Red Hat Bugzilla – Bug 472968
[RFE] - Ability to define cluster resources as critical or non-critical within a service.
Last modified: 2010-01-21 15:18:07 EST
The current ability to establish a separate recovery policy on a per resource basis is not enough due to limitations associated with the recovery policy options.
For example, given a resource of an “Oracle listener” and another resource as an “Oracle instance”, configure the “Oracle listener” as non-critical and the “Oracle instance” as critical within the same service. This would have the following desired effect:
If the “Oracle listener” resource fails, it attempts to restart a defined number of times and if unsuccessful then fails (stops trying) and alerts the administrator WITHOUT failing or relocating the service that it is a member of thus allowing the “Oracle instance” to continue operating.
If the “Oracle instance” resource fails, because it is critical, it will immediately try to restart the entire service and if this action fails, relocates the service to a different node in the cluster.
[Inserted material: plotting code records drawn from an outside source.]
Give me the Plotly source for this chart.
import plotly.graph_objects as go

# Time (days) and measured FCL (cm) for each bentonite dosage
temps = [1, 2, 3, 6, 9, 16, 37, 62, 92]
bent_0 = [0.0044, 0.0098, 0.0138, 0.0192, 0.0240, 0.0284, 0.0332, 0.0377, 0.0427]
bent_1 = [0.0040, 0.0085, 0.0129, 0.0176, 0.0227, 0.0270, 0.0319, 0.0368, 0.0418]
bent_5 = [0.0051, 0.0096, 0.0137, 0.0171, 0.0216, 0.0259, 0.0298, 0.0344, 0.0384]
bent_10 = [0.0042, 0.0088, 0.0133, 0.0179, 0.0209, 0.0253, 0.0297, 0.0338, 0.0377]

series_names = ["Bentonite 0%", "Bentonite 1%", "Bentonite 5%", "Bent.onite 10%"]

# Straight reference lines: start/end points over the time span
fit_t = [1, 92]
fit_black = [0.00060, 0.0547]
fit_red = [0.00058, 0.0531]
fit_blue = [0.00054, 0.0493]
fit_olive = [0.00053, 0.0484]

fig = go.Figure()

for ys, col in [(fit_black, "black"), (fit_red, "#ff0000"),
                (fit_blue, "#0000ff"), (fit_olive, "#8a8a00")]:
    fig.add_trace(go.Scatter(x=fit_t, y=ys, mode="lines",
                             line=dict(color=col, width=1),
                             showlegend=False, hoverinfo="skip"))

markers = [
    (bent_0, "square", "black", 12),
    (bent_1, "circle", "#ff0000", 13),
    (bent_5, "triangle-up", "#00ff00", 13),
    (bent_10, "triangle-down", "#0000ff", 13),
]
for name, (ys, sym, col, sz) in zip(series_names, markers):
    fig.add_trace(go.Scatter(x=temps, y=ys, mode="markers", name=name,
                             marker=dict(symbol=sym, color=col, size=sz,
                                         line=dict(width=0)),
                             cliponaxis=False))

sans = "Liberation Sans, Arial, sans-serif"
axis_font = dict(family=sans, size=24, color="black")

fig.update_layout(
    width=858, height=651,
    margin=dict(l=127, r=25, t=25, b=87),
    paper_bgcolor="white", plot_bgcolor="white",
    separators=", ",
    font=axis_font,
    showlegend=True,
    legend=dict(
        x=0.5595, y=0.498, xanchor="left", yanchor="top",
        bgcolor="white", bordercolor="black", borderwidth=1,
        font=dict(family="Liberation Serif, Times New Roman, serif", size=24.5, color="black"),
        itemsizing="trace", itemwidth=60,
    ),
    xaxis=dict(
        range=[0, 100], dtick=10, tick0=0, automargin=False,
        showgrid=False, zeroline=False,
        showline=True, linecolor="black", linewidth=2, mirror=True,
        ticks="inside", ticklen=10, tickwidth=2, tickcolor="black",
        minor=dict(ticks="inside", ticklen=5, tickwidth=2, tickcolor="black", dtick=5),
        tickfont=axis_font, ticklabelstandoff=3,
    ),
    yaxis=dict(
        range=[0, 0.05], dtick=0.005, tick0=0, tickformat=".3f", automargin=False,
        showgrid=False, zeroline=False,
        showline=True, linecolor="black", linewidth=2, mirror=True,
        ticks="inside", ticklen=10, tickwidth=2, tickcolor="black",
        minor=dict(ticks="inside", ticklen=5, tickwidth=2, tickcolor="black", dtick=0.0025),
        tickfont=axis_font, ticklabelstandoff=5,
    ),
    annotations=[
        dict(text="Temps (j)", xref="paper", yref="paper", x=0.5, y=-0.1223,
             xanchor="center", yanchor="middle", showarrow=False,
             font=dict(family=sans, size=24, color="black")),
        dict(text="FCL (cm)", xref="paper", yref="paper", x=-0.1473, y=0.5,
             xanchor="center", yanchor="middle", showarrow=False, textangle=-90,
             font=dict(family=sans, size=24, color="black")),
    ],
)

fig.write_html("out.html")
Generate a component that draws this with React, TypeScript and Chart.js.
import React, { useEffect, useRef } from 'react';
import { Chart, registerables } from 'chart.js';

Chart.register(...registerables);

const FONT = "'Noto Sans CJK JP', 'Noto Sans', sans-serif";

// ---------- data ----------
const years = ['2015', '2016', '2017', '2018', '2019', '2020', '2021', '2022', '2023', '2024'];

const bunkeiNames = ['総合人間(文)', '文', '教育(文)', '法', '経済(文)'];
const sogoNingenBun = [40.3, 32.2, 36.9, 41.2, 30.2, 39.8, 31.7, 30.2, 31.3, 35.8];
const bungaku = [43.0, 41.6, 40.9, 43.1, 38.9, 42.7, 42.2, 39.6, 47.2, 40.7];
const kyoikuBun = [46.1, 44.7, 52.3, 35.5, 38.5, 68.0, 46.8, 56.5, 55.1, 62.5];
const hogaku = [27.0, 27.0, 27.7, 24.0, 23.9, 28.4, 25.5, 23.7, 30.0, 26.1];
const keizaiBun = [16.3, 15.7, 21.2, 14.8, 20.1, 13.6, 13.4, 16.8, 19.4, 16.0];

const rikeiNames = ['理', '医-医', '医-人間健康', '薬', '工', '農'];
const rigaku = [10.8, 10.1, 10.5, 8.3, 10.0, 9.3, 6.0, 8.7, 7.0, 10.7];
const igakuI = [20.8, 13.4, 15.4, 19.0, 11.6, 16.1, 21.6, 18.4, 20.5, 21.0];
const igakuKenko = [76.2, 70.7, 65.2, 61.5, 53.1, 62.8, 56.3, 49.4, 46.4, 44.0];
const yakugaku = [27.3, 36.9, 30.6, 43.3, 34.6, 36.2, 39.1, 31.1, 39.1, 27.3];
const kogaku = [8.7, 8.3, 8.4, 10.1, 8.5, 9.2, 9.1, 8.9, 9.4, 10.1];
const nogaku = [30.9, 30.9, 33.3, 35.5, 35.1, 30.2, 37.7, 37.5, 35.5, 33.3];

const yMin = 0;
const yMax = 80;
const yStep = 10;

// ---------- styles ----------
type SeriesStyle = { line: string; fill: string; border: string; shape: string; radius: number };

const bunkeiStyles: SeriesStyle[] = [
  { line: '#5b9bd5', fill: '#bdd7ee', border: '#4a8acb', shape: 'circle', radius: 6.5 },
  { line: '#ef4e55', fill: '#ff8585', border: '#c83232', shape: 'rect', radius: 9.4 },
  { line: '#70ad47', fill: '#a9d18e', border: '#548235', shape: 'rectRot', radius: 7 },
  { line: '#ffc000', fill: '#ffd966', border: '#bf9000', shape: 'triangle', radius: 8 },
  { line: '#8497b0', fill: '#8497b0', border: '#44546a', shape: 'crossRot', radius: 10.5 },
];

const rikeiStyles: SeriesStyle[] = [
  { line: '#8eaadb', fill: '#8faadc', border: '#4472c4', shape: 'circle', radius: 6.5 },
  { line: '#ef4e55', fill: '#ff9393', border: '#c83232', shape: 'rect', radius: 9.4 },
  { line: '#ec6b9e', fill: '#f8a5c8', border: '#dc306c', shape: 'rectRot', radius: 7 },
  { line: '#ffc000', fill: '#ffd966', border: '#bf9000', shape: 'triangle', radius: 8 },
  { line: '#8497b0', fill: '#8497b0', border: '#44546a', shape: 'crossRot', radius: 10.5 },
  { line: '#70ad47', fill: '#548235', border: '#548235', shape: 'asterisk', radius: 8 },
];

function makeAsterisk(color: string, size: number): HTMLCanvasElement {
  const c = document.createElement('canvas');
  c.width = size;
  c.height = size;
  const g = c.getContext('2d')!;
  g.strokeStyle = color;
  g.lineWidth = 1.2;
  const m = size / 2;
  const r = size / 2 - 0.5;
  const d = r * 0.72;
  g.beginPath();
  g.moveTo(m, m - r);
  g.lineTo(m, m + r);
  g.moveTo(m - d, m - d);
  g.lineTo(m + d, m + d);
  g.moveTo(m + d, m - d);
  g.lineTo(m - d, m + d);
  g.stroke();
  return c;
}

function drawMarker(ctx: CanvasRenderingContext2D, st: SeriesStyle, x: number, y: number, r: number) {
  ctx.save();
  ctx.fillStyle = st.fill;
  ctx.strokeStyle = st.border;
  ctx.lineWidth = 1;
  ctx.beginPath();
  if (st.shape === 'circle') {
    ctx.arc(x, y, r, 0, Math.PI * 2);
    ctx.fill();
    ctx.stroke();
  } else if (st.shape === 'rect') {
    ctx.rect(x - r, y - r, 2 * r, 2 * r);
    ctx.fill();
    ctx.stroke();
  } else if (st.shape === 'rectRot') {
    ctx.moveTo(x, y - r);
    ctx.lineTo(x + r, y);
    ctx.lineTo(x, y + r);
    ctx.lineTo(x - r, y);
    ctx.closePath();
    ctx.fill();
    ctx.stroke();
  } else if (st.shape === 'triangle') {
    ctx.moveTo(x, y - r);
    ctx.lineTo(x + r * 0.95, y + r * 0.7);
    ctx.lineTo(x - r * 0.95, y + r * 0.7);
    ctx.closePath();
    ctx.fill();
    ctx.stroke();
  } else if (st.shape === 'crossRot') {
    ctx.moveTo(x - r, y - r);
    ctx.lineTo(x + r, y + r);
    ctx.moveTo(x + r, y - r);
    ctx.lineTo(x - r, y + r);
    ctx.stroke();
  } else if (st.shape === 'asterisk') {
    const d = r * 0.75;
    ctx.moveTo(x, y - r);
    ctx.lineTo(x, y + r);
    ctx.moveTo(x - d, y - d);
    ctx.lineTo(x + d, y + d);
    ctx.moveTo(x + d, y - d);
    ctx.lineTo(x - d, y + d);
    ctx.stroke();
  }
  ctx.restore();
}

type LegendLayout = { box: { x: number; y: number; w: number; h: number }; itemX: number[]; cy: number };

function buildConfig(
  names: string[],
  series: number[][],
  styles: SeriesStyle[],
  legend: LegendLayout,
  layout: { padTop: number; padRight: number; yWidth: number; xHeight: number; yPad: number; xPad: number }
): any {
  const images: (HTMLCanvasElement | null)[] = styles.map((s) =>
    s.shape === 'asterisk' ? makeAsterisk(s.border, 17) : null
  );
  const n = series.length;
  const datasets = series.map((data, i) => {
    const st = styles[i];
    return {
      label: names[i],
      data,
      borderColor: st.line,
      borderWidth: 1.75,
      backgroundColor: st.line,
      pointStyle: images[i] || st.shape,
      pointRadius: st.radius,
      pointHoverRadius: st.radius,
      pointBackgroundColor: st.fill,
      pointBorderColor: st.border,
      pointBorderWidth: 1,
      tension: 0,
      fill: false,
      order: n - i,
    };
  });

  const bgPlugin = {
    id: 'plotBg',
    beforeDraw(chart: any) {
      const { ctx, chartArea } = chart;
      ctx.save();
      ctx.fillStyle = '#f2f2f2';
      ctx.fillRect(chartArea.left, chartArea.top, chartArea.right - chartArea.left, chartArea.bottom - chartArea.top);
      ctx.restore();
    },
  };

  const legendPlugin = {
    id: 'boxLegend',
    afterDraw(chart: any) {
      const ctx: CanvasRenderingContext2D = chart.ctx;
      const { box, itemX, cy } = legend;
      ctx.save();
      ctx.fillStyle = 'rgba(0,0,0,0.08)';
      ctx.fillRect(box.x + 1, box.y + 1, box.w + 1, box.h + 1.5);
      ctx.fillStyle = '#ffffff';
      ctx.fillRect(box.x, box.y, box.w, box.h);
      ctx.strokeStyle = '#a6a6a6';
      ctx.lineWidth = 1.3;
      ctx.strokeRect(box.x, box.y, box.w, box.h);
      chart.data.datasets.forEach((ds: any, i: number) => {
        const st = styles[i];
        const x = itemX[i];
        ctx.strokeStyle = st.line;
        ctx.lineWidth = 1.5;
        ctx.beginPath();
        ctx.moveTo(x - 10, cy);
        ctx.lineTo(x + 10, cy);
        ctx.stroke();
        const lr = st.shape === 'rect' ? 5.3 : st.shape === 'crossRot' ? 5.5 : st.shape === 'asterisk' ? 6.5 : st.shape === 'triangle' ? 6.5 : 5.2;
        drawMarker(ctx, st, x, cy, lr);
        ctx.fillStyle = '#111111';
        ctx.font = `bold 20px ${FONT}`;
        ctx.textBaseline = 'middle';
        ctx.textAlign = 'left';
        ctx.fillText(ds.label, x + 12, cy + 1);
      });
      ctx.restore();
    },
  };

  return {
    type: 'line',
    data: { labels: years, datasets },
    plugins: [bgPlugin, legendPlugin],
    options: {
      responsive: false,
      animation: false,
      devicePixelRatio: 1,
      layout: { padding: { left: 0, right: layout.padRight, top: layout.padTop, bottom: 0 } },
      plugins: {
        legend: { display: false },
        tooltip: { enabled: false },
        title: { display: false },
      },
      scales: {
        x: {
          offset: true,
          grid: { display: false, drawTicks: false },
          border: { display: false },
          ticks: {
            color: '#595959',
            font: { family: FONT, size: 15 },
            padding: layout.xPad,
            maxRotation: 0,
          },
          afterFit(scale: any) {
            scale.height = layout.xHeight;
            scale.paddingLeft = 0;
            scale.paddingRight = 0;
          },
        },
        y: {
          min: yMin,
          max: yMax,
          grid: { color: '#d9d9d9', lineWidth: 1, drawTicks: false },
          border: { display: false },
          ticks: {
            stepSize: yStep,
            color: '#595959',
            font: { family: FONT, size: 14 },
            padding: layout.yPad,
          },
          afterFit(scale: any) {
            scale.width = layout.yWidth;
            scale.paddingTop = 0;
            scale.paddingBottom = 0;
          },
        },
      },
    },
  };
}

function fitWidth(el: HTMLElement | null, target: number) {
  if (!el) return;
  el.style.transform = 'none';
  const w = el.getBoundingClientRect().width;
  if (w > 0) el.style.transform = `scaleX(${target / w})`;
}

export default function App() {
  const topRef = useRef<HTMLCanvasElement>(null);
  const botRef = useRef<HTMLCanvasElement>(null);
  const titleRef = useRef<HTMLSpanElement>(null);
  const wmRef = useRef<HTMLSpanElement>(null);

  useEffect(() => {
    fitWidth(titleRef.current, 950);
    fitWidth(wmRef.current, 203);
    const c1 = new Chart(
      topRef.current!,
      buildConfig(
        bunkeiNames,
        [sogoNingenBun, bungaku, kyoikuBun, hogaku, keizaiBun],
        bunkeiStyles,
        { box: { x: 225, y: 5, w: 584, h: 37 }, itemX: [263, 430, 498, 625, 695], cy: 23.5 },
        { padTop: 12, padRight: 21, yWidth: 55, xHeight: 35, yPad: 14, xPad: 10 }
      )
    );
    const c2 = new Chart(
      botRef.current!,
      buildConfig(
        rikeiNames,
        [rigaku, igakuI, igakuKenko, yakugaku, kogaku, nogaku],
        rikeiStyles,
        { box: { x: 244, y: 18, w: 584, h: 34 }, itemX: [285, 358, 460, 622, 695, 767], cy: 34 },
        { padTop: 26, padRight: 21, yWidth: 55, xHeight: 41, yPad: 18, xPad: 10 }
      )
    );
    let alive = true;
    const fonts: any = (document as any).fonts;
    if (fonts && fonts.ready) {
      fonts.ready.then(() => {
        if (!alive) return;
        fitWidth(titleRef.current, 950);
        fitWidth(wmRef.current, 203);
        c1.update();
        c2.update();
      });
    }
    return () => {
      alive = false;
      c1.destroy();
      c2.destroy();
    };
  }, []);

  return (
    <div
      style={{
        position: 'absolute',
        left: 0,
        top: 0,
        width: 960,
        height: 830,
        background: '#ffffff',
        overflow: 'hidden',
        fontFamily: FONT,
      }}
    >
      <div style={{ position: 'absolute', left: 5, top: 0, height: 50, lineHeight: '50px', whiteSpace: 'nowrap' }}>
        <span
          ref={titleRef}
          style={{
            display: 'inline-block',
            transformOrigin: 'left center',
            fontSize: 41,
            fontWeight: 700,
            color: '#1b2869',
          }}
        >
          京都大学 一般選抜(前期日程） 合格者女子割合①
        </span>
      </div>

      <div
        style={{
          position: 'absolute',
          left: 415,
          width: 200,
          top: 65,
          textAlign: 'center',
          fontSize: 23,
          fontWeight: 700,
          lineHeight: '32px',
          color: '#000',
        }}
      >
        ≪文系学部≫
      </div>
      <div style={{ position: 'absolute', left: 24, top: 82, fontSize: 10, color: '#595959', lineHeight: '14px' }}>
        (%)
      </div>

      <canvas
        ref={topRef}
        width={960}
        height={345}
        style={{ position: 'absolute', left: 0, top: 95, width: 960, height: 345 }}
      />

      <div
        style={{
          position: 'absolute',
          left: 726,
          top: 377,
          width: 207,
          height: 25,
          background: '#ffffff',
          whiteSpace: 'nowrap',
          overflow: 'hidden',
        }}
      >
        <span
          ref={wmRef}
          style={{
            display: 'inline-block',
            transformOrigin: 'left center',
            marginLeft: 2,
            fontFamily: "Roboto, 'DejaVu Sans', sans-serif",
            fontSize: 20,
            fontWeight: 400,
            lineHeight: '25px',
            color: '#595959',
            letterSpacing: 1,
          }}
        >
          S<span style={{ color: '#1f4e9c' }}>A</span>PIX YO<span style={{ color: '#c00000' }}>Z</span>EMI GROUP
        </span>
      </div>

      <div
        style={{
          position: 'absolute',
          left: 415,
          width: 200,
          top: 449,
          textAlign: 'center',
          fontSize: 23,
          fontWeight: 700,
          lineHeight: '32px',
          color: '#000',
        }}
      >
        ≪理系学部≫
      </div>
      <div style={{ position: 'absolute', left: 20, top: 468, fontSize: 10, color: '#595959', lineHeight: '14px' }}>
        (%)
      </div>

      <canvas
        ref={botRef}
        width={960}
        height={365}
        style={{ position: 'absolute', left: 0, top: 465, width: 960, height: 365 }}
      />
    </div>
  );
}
The example identifies and issue with the Oracle application "agent" or "resource", but the feature request I am asking for is in general more granular control of non-critical and critical resources within a cluster not just with the Oracle resource.
For a critical resource, I would like to see the critical resource attempt to restart itself (having the flexibility to define the number of failures over a definable period of time would be a great feature) and by restarting itself I mean that individual resource with the problem attempts to restart itself not the entire service. If restarting does not resolve the problem (i.e. it fails immediately) after attempting to restart x number of times or once again even if the restart is successful, but the critical resource "faults" y number of times over z period of time, the service group is then re-located to another node in an attempt to revive the critical resource.
It seems at present the only way the define a "non-critical" resource is to give that particular resource a "restart" recovery policy, the other two available recovery policies would seem to ultimately cause a resource to affect the entire service group it was a part of rather than just the individual resources itself. Once again I am asking for a somewhat tiered approach to the "non-critical" resource definition. For a non-critical resource if a fault is detected I would like the cluster to attempt to restart the non-critical resource and if the restart of the resource fails x number of time or faults y number of times over z period of time, then since we have identified this resource as non-critical it "disables" just the individual faulty non-critical resource leaving the rest of the service up and running while alerting the administrator.
Certain parts of this can be implemented rather simply. We already record the last operation of each type internally; it's simply a matter of recording multiple failures (and we already have a general purpose mechanism to do this).
* Add restart counters to each node in the resource tree,
* If there is a restart counter structure, follow standard max_restarts and restart_expire_time for that resource.
Part of the feature request works today using __independent_subtree - what is missing is a defined # of restarts if a resource before giving up and restarting the service.
__independent_subtree treats a node and all of its children as 'non-critical' - meaning they can restart independently of a service restart.
Development Management has reviewed and declined this request. You may appeal
this decision by reopening this request.